5. Saint (spiritual)

Hope, Faith, Love

Despair, denial/betrayal, hate

4. Human (mental)

Personality, intelligence, humour

Madness, mental handicap

3. Animal (emotional)

Sensory and emotional reaction, desires

Lethargic, vegetative state

2. Plant (biological)

Biological life, health

Handicap, decease

1. Mineral (physical)

Body, physical presence

Disaggregation

0. Through others (vicarious)

Name, stories, worship, statue

Oblivion

This table matches the cardinal cycle and the 4 fields of education, with 2: sport for the body, 3: art for the heart, 4: science for the mind, and 5: wisdom for the soul. I also add a “zero” level which corresponds to our life (and survival!) through others: how we are known and remembered. With this table, it appears that death is often gradual: being handicapped, desperate, and ignored, already cripples the wholeness of our life. Often the death of the higher levels would cause the lower ones in turn to crumble. However we can also imagine the death of an unknown person, keeping quietly his wisdom and conscience till the end.
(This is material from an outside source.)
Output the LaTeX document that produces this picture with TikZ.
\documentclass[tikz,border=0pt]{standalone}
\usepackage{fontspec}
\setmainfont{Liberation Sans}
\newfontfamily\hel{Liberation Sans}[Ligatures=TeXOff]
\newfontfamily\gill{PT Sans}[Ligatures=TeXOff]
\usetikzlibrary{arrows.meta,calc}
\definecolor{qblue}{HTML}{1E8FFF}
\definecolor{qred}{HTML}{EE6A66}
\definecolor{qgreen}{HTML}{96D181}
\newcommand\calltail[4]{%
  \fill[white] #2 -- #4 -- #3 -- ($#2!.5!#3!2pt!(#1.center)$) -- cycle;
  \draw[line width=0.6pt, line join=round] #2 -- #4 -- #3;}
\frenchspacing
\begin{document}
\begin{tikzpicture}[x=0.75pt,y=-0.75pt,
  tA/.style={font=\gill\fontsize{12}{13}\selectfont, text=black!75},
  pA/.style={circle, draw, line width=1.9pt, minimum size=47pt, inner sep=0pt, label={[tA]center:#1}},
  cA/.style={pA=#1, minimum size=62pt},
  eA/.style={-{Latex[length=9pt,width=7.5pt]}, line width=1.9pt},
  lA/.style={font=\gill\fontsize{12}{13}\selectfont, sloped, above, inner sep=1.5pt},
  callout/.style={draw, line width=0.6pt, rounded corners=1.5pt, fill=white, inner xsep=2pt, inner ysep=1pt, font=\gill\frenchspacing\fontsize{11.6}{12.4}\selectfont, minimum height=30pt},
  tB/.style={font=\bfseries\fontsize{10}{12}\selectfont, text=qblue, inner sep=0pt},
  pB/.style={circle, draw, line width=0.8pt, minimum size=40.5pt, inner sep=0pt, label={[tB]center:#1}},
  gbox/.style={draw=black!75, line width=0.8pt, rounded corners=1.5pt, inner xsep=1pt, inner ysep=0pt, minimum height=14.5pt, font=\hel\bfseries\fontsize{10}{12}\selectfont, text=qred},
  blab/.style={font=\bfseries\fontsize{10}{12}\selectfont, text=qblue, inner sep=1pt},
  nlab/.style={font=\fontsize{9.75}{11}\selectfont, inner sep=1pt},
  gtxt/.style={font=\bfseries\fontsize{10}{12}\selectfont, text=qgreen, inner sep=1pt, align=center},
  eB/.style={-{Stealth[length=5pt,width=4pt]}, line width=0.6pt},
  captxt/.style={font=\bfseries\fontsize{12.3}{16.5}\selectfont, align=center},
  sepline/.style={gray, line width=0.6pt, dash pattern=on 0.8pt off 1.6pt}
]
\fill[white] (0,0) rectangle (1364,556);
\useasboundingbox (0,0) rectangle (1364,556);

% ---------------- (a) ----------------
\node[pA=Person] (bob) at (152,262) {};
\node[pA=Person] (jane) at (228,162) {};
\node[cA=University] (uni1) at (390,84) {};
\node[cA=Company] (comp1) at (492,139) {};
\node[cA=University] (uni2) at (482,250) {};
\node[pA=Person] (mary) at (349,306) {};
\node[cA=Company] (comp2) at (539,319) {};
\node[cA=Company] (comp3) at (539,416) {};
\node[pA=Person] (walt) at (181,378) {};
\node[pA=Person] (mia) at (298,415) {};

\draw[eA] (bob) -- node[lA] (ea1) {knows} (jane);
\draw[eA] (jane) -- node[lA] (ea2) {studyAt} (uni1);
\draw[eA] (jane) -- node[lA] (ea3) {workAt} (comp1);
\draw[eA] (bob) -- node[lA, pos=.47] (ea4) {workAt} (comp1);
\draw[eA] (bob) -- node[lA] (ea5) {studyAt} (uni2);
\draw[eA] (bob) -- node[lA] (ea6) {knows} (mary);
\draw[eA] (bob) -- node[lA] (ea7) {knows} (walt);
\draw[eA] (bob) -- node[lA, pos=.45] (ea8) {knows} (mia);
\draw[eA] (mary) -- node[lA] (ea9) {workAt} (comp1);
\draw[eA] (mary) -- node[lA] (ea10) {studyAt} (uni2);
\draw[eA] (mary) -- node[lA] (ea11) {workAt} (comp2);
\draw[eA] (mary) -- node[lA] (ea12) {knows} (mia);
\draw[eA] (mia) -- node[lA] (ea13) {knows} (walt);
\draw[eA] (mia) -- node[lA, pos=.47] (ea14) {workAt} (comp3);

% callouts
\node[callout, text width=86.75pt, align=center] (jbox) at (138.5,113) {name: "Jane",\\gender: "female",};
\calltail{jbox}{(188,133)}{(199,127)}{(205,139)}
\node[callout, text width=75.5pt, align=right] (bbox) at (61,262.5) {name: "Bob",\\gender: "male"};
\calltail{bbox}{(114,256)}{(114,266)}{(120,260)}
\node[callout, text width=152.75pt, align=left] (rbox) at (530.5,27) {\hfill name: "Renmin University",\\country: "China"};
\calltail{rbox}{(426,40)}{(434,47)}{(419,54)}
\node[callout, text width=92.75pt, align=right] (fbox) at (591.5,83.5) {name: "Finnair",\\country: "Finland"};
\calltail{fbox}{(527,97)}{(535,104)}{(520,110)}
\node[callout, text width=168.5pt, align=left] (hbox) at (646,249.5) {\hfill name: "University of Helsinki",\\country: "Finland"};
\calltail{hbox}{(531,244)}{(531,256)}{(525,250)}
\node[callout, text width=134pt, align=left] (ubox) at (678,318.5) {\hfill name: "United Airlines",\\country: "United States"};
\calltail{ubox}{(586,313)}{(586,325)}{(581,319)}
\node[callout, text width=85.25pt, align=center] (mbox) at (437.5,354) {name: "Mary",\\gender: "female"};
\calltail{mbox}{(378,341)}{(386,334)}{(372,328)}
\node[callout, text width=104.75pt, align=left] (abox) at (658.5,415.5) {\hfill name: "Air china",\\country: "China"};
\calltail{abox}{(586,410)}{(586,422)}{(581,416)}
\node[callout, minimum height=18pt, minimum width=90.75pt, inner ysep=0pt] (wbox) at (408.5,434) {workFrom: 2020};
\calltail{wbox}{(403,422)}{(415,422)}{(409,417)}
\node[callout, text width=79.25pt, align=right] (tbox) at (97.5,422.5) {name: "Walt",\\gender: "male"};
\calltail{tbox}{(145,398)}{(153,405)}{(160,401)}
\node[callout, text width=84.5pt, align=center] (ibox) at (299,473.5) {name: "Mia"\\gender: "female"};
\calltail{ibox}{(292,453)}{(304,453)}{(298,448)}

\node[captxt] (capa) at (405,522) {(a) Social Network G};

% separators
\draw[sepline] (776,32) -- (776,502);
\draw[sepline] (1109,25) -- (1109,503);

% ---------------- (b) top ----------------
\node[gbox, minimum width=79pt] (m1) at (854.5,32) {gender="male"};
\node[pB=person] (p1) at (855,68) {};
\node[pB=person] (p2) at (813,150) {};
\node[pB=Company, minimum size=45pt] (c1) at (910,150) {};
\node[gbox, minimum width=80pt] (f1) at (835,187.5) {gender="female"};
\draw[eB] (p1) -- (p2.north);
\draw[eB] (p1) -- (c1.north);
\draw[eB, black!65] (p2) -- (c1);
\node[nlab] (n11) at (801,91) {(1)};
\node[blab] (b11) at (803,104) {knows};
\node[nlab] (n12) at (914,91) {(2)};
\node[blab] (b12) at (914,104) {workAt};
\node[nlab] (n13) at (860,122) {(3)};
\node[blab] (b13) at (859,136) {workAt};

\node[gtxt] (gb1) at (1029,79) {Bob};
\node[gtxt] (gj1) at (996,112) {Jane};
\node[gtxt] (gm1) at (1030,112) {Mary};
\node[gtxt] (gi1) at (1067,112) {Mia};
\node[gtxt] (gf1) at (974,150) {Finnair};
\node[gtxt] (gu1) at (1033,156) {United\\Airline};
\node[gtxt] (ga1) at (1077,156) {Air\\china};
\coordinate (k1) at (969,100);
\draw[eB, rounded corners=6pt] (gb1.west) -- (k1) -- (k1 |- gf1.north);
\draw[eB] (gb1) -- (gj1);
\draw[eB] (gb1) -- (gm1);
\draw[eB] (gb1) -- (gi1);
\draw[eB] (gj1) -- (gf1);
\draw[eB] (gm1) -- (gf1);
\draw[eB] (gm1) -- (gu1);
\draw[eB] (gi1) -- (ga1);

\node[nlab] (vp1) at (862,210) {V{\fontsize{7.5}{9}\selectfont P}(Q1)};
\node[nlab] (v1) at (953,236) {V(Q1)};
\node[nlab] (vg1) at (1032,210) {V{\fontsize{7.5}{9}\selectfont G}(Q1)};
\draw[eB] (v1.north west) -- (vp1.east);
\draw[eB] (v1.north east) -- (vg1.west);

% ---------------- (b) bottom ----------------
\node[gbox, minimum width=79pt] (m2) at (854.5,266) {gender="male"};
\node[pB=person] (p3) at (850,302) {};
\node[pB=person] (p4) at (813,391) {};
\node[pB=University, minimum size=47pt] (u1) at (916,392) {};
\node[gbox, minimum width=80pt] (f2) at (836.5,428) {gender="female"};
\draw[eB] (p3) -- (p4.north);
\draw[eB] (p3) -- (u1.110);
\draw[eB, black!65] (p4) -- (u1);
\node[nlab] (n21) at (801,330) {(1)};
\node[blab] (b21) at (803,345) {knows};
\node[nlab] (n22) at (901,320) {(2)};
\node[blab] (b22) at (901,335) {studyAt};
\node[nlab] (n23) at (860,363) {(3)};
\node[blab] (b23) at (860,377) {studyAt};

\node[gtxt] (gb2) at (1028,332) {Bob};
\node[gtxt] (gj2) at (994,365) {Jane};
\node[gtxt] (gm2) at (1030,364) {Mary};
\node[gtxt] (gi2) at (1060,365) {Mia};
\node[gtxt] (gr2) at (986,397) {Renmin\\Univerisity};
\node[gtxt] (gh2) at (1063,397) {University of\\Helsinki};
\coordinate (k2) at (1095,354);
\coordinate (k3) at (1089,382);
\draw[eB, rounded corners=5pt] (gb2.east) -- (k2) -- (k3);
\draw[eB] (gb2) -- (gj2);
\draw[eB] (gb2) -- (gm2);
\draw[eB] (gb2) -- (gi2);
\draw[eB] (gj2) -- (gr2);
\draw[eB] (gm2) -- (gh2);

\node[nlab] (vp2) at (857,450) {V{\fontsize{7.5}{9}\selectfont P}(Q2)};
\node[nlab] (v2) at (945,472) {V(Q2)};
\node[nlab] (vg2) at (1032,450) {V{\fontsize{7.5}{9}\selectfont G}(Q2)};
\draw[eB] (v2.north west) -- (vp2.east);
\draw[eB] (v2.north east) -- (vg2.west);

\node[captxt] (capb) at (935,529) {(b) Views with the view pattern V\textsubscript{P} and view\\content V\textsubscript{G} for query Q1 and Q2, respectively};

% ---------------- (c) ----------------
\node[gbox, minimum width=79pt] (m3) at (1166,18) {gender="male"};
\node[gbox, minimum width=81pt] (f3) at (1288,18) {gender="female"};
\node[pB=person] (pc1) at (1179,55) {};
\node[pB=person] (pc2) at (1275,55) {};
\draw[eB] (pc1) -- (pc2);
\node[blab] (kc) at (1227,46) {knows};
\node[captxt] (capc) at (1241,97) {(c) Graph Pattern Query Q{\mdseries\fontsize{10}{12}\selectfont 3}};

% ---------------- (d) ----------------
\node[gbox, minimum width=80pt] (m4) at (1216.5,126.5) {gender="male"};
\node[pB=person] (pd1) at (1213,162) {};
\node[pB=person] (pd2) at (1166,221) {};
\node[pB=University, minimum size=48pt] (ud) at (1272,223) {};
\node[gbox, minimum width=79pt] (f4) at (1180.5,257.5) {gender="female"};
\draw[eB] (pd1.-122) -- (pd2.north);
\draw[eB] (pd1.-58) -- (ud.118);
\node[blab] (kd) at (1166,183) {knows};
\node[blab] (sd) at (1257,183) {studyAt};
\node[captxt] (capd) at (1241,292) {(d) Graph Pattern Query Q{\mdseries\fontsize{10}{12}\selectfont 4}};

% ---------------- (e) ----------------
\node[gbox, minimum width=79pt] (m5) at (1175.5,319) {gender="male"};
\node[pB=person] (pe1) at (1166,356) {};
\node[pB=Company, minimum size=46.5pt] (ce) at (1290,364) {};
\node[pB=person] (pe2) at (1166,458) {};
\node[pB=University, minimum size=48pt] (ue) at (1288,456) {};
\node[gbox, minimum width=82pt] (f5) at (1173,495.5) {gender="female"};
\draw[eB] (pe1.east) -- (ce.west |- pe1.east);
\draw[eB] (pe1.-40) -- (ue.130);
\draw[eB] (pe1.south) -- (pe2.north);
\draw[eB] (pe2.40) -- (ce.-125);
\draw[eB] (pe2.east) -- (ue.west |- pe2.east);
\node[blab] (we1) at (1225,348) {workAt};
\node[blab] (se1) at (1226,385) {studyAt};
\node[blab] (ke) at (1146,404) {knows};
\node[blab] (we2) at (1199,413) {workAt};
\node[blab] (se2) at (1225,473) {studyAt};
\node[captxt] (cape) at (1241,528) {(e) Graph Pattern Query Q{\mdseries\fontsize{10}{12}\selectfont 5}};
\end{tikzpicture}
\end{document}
The above table may seem to over-analyse life and death, cutting it into thin nuances, but actually the Greek vocabulary of the New Testament also does so! One of my cousin underlined that in the Gospels there is a distinction between 3 forms of life: Bios: life of the body (2) and (3), Psyche: life of the mind (4), and Zoe: eternal life of the soul (5). We can also match these with the 3 loves: Eros of the body, Philia of the mind, and Agape of the soul. As I like to believe, vocabulary and grammar help with philosophy.

From the etymological angle, resurrection comes from the Latin "resurgere", "to spring up again", akin to "source" but without the idea of "origin". In Chinese 復活 is "return to life", in Vietnamese Phục sinh 復生 is "rebirth". In Greek Ανάσταση: "stand up". It sounds sometimes like a return to our previous life, or the start of a new one.
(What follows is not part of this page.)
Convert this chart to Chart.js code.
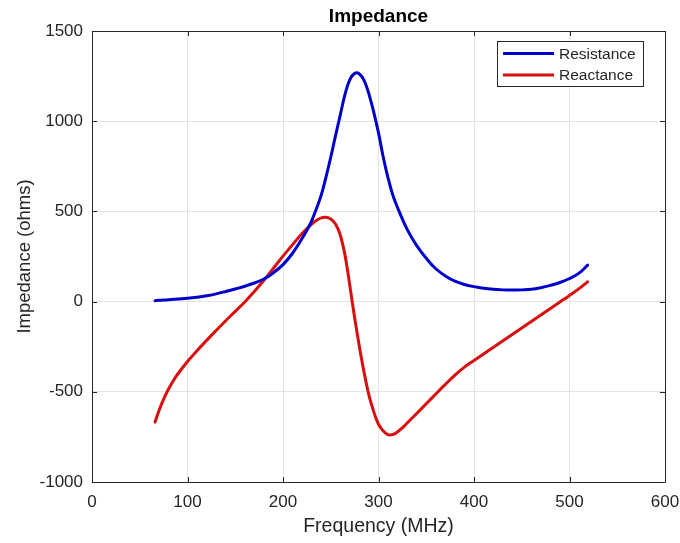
<!DOCTYPE html>
<html>
<head>
<meta charset="utf-8">
<script src="https://cdn.jsdelivr.net/npm/chart.js@4.4.1/dist/chart.umd.min.js"></script>
<style>
  html, body { margin: 0; padding: 0; background: #ffffff; }
  #wrap { width: 680px; height: 543px; position: relative; }
</style>
</head>
<body>
<div id="wrap"><canvas id="c" width="680" height="543"></canvas></div>
<script>
const chartTitle = "Impedance";
const xAxisTitle = "Frequency (MHz)";
const yAxisTitle = "Impedance (ohms)";
const seriesNames = ["Resistance", "Reactance"];
const xTicks = [0, 100, 200, 300, 400, 500, 600];
const yTicks = [-1000, -500, 0, 500, 1000, 1500];

const resistanceFreq = [66, 70, 80, 90, 100, 110, 120, 130, 140, 150, 160, 170, 180, 190, 200, 210, 220, 225, 230, 235, 240, 245, 250, 255, 260, 265, 270, 275, 280, 285, 290, 295, 300, 305, 310, 315, 320, 330, 340, 350, 360, 370, 380, 390, 400, 410, 420, 430, 440, 450, 460, 470, 480, 490, 500, 510, 519];
const resistanceValues = [5, 7, 10, 14, 18, 24, 32, 43, 56, 70, 85, 103, 125, 160, 205, 268, 350, 395, 448, 515, 590, 690, 800, 920, 1035, 1150, 1230, 1265, 1262, 1225, 1150, 1050, 935, 800, 685, 590, 520, 400, 310, 240, 182, 142, 113, 95, 83, 74, 68, 65, 64, 65, 68, 77, 90, 106, 128, 158, 202];

const reactanceFreq = [66, 70, 75, 80, 85, 90, 100, 110, 120, 130, 140, 150, 160, 170, 180, 190, 200, 210, 220, 230, 235, 240, 245, 250, 255, 260, 265, 270, 275, 280, 285, 290, 295, 300, 305, 310, 315, 320, 325, 330, 340, 350, 360, 370, 380, 390, 400, 410, 420, 430, 440, 450, 460, 470, 480, 490, 500, 510, 519];
const reactanceValues = [-668, -606, -541, -486, -440, -400, -332, -272, -215, -160, -106, -54, -2, 56, 118, 185, 252, 316, 378, 430, 450, 464, 467, 458, 430, 368, 255, 88, -90, -250, -395, -520, -610, -680, -717, -737, -737, -722, -700, -673, -620, -566, -512, -459, -407, -363, -326, -290, -254, -218, -182, -146, -110, -74, -38, -2, 34, 72, 110];

const seriesColors = ["#0000cc", "#d90f0f"];
const textColor = "#262626";
const fontFamily = "'Liberation Sans', Arial, sans-serif";

function toPoints(xs, ys) { return xs.map((x, i) => ({ x: x, y: ys[i] })); }

const framePlugin = {
  id: 'frame',
  afterDatasetsDraw(chart) {
    const ctx = chart.ctx;
    const a = chart.chartArea;
    const xs = chart.scales.x, ys = chart.scales.y;
    ctx.save();
    ctx.strokeStyle = textColor;
    ctx.lineWidth = 1;
    ctx.beginPath();
    ctx.rect(Math.round(a.left) + 0.5, Math.round(a.top) + 0.5, Math.round(a.right - a.left), Math.round(a.bottom - a.top));
    ctx.stroke();
    const tl = 5;
    ctx.beginPath();
    xTicks.forEach(v => {
      const px = Math.round(xs.getPixelForValue(v)) + 0.5;
      ctx.moveTo(px, a.bottom); ctx.lineTo(px, a.bottom - tl);
      ctx.moveTo(px, a.top); ctx.lineTo(px, a.top + tl);
    });
    yTicks.forEach(v => {
      const py = Math.round(ys.getPixelForValue(v)) + 0.5;
      ctx.moveTo(a.left, py); ctx.lineTo(a.left + tl, py);
      ctx.moveTo(a.right, py); ctx.lineTo(a.right - tl, py);
    });
    ctx.stroke();

    // title
    ctx.fillStyle = "#000000";
    ctx.font = "bold 19px " + fontFamily;
    ctx.textAlign = "center";
    ctx.textBaseline = "middle";
    ctx.fillText(chartTitle, (a.left + a.right) / 2, 17);

    // legend
    const bx = a.right - 168, by = a.top + 10, bw = 146, bh = 45;
    ctx.fillStyle = "#ffffff";
    ctx.fillRect(bx, by, bw, bh);
    ctx.strokeStyle = textColor;
    ctx.lineWidth = 1;
    ctx.strokeRect(Math.round(bx) + 0.5, Math.round(by) + 0.5, bw, bh);
    ctx.font = "15.5px " + fontFamily;
    ctx.textAlign = "left";
    chart.data.datasets.forEach((ds, i) => {
      const cy = by + 12.5 + i * 21.5;
      ctx.strokeStyle = ds.borderColor;
      ctx.lineWidth = 3;
      ctx.beginPath();
      ctx.moveTo(bx + 6, cy); ctx.lineTo(bx + 57, cy);
      ctx.stroke();
      ctx.fillStyle = textColor;
      ctx.fillText(ds.label, bx + 62, cy + 1);
    });
    ctx.restore();
  }
};

new Chart(document.getElementById('c'), {
  type: 'line',
  data: {
    datasets: [
      { label: seriesNames[0], data: toPoints(resistanceFreq, resistanceValues), borderColor: seriesColors[0], backgroundColor: seriesColors[0], borderWidth: 3, pointRadius: 0, tension: 0.4, fill: false, borderCapStyle: 'round', borderJoinStyle: 'round' },
      { label: seriesNames[1], data: toPoints(reactanceFreq, reactanceValues), borderColor: seriesColors[1], backgroundColor: seriesColors[1], borderWidth: 3, pointRadius: 0, tension: 0.4, fill: false, borderCapStyle: 'round', borderJoinStyle: 'round' }
    ]
  },
  options: {
    responsive: false,
    animation: false,
    events: [],
    layout: { padding: { top: 31, right: 15, left: 0, bottom: 0 } },
    plugins: { legend: { display: false }, title: { display: false }, tooltip: { enabled: false } },
    scales: {
      x: {
        type: 'linear', min: 0, max: 600,
        afterBuildTicks(scale) { scale.ticks = xTicks.map(v => ({ value: v })); },
        afterFit(scale) { scale.height = 61; scale.paddingLeft = 0; scale.paddingRight = 0; },
        grid: { color: '#e3e3e3', drawTicks: false, lineWidth: 1 },
        border: { display: false },
        ticks: { color: textColor, font: { family: fontFamily, size: 17 }, padding: 10, maxRotation: 0, callback: v => String(v) },
        title: { display: true, text: xAxisTitle, color: textColor, font: { family: fontFamily, size: 19.5 }, padding: { top: 0, bottom: 5 } }
      },
      y: {
        type: 'linear', min: -1000, max: 1500,
        afterBuildTicks(scale) { scale.ticks = yTicks.map(v => ({ value: v })); },
        afterFit(scale) { scale.width = 92; scale.paddingTop = 0; scale.paddingBottom = 0; },
        grid: { color: '#e3e3e3', drawTicks: false, lineWidth: 1 },
        border: { display: false },
        ticks: { color: textColor, font: { family: fontFamily, size: 17 }, padding: 9, callback: v => String(v) },
        title: { display: true, text: yAxisTitle, color: textColor, font: { family: fontFamily, size: 18.5 }, padding: { top: 14, bottom: 0 } }
      }
    }
  },
  plugins: [framePlugin]
});
</script>
</body>
</html>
If we consider that, in the face of his death, a man’s salvation consist in keeping his life, it seems that most cultures tend to focus on the lower levels: a grave, a legend, a statue to remain in people’s head (0), and sometimes a mummy to keep the body. Then many religions and beliefs promise to restore the body (1), bring it back to physical life and health (2), enjoy a paradisaical existence of pleasures (3),  and optionally some grand revelations (4).

What if it were the other way around, eternal life through the higher levels? Simply survive as spirits (4), free from bodily life and heaviness, taking with us the most precious fruits of our soul (5). Like the butterfly leaving the caterpillar cocoon. In Christian context, the realization of divine salvation implies the irrelevance of hope and faith: only love is to remain. Christian theology tells however that the body will be restored, in an uncorruptible form, because God created matter as part of a good creation, as opposed to gnostics who believe that matter is an evil prison for the soul.
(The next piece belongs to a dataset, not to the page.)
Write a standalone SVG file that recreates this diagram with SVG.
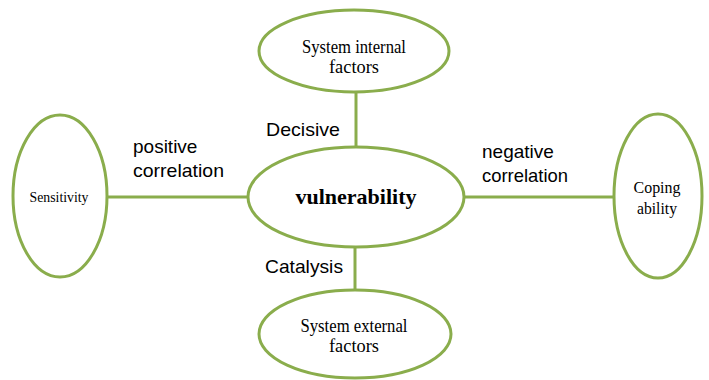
<svg xmlns="http://www.w3.org/2000/svg" width="709" height="380" viewBox="0 0 709 380">
<style>
.node ellipse{fill:#fff;stroke:#8aad4c;stroke-width:3}
.conn line{stroke:#8aad4c;stroke-width:3}
.serif{font-family:"Liberation Serif","Times New Roman",serif;fill:#000;text-anchor:middle}
.sans{font-family:"Liberation Sans",Arial,sans-serif;fill:#000;font-size:19px}
</style>
<rect width="709" height="380" fill="#fff"/>
<g id="connectors" class="conn">
<line x1="356" y1="92" x2="356" y2="148"/>
<line x1="355" y1="245" x2="355" y2="291"/>
<line x1="107" y1="197" x2="249" y2="197"/>
<line x1="463" y1="197" x2="614" y2="197"/>
</g>
<g id="internal" class="node">
<ellipse cx="354" cy="51" rx="95" ry="41"/>
<text class="serif" x="354" y="53" font-size="18" textLength="104" lengthAdjust="spacingAndGlyphs">System internal</text>
<text class="serif" x="354" y="73" font-size="18" textLength="50" lengthAdjust="spacingAndGlyphs">factors</text>
</g>
<g id="vulnerability" class="node">
<ellipse cx="356" cy="197" rx="108" ry="50"/>
<text class="serif" x="356" y="204" font-size="22" font-weight="bold">vulnerability</text>
</g>
<g id="external" class="node">
<ellipse cx="355" cy="334" rx="96" ry="44"/>
<text class="serif" x="354" y="332" font-size="18" textLength="107" lengthAdjust="spacingAndGlyphs">System external</text>
<text class="serif" x="354" y="352" font-size="18" textLength="50" lengthAdjust="spacingAndGlyphs">factors</text>
</g>
<g id="sensitivity" class="node">
<ellipse cx="60" cy="196" rx="47" ry="81"/>
<text class="serif" x="59" y="202" font-size="15" textLength="59" lengthAdjust="spacingAndGlyphs">Sensitivity</text>
</g>
<g id="coping" class="node">
<ellipse cx="658" cy="196" rx="44" ry="82"/>
<text class="serif" x="657" y="193" font-size="17" textLength="47" lengthAdjust="spacingAndGlyphs">Coping</text>
<text class="serif" x="657" y="214" font-size="17" textLength="40" lengthAdjust="spacingAndGlyphs">ability</text>
</g>
<g id="labels">
<text class="sans" x="266" y="136" textLength="74" lengthAdjust="spacingAndGlyphs">Decisive</text>
<text class="sans" x="265" y="273" textLength="78" lengthAdjust="spacingAndGlyphs">Catalysis</text>
<text class="sans" x="133" y="153">positive</text>
<text class="sans" x="133" y="177" textLength="91" lengthAdjust="spacingAndGlyphs">correlation</text>
<text class="sans" x="482" y="158">negative</text>
<text class="sans" x="482" y="182" textLength="86" lengthAdjust="spacingAndGlyphs">correlation</text>
</g>
</svg>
Could this utlimate bliss scene also mean to abandon our individuality? Meeting face to face with God should be a fantastic love burst, surely calling for a fusion, following the example of the Trinity. That would mean that even our own self (4) fades out as we merge back into the source of light.

Even further, if this salvation leads to an eternal state of perfection, could time disappear? Time would mean motion and evolution, but hard to imagine a dynamic perfection lasting forever! It would necessary imply fluctuations around the optimum, and the absence of overall increase of excellence would mean terrible boredom for the spirits endowed with memory. Even if their memory were wiped regularly so that they may enjoy the same perfect (groundhog) day forever, that would be a kind of time-loop, not so different from a mere interruption of time. Hard to imagine what could be existence without time, our intimate and yet mysterious life drug! We could be either without time (hit into a bliss wall the end of the road, just like the Big Bang sprung from nowhere), or beyond time, seeing it from above like a spiralling track from its beginning till its end.